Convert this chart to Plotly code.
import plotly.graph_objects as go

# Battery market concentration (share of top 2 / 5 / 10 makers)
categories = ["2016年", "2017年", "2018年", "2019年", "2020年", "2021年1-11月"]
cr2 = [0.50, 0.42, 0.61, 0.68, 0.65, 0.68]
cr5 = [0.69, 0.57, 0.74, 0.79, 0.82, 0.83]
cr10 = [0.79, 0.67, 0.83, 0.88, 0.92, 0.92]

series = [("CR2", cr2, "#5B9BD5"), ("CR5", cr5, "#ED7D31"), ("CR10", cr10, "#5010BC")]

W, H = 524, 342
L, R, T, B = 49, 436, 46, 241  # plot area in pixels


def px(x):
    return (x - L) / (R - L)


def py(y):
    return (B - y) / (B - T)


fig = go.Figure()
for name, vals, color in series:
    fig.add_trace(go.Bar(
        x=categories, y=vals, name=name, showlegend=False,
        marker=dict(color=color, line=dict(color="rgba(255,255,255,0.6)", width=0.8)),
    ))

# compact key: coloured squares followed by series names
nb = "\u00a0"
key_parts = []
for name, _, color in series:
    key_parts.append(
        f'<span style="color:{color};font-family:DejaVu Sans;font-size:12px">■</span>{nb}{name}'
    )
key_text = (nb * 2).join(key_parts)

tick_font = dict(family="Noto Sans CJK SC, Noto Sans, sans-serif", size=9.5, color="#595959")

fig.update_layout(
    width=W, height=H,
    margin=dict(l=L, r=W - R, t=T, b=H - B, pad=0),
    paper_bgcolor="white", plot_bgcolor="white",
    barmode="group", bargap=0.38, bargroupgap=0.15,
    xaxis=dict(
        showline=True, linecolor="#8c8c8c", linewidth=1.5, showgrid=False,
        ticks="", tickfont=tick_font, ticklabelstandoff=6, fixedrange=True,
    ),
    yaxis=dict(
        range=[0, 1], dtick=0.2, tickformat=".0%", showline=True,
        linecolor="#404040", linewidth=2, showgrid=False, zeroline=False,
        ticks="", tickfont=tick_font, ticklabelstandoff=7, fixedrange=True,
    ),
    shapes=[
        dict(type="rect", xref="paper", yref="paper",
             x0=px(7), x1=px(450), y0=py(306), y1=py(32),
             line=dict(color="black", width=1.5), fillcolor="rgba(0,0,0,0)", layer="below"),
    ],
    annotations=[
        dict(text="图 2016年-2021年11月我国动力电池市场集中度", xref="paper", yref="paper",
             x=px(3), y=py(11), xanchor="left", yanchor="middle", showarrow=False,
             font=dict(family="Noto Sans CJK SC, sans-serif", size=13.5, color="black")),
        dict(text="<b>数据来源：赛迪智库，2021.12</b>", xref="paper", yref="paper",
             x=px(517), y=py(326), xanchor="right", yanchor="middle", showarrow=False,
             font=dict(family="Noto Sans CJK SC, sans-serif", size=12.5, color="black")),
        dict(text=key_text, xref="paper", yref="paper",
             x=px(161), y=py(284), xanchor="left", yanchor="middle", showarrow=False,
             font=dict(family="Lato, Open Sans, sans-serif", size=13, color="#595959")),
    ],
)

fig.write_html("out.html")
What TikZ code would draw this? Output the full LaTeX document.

───

▸ **Exercise objective**:
Repeat the data exactly. Leave nothing out.

▸ **Result**:
Convert this chart to Plotly code.
import plotly.graph_objects as go

# Battery market concentration (share of top 2 / 5 / 10 makers)
categories = ["2016年", "2017年", "2018年", "2019年", "2020年", "2021年1-11月"]
cr2 = [0.50, 0.42, 0.61, 0.68, 0.65, 0.68]
cr5 = [0.69, 0.57, 0.74, 0.79, 0.82, 0.83]
cr10 = [0.79, 0.67, 0.83, 0.88, 0.92, 0.92]

series = [("CR2", cr2, "#5B9BD5"), ("CR5", cr5, "#ED7D31"), ("CR10", cr10, "#5010BC")]

W, H = 524, 342
L, R, T, B = 49, 436, 46, 241  # plot area in pixels


def px(x):
    return (x - L) / (R - L)


def py(y):
    return (B - y) / (B - T)


fig = go.Figure()
for name, vals, color in series:
    fig.add_trace(go.Bar(
        x=categories, y=vals, name=name, showlegend=False,
        marker=dict(color=color, line=dict(color="rgba(255,255,255,0.6)", width=0.8)),
    ))

# compact key: coloured squares followed by series names
nb = "\u00a0"
key_parts = []
for name, _, color in series:
    key_parts.append(
        f'<span style="color:{color};font-family:DejaVu Sans;font-size:12px">■</span>{nb}{name}'
    )
key_text = (nb * 2).join(key_parts)

tick_font = dict(family="Noto Sans CJK SC, Noto Sans, sans-serif", size=9.5, color="#595959")

fig.update_layout(
    width=W, height=H,
    margin=dict(l=L, r=W - R, t=T, b=H - B, pad=0),
    paper_bgcolor="white", plot_bgcolor="white",
    barmode="group", bargap=0.38, bargroupgap=0.15,
    xaxis=dict(
        showline=True, linecolor="#8c8c8c", linewidth=1.5, showgrid=False,
        ticks="", tickfont=tick_font, ticklabelstandoff=6, fixedrange=True,
    ),
    yaxis=dict(
        range=[0, 1], dtick=0.2, tickformat=".0%", showline=True,
        linecolor="#404040", linewidth=2, showgrid=False, zeroline=False,
        ticks="", tickfont=tick_font, ticklabelstandoff=7, fixedrange=True,
    ),
    shapes=[
        dict(type="rect", xref="paper", yref="paper",
             x0=px(7), x1=px(450), y0=py(306), y1=py(32),
             line=dict(color="black", width=1.5), fillcolor="rgba(0,0,0,0)", layer="below"),
    ],
    annotations=[
        dict(text="图 2016年-2021年11月我国动力电池市场集中度", xref="paper", yref="paper",
             x=px(3), y=py(11), xanchor="left", yanchor="middle", showarrow=False,
             font=dict(family="Noto Sans CJK SC, sans-serif", size=13.5, color="black")),
        dict(text="<b>数据来源：赛迪智库，2021.12</b>", xref="paper", yref="paper",
             x=px(517), y=py(326), xanchor="right", yanchor="middle", showarrow=False,
             font=dict(family="Noto Sans CJK SC, sans-serif", size=12.5, color="black")),
        dict(text=key_text, xref="paper", yref="paper",
             x=px(161), y=py(284), xanchor="left", yanchor="middle", showarrow=False,
             font=dict(family="Lato, Open Sans, sans-serif", size=13, color="#595959")),
    ],
)

fig.write_html("out.html")
What TikZ code would draw this? Output the full LaTeX document.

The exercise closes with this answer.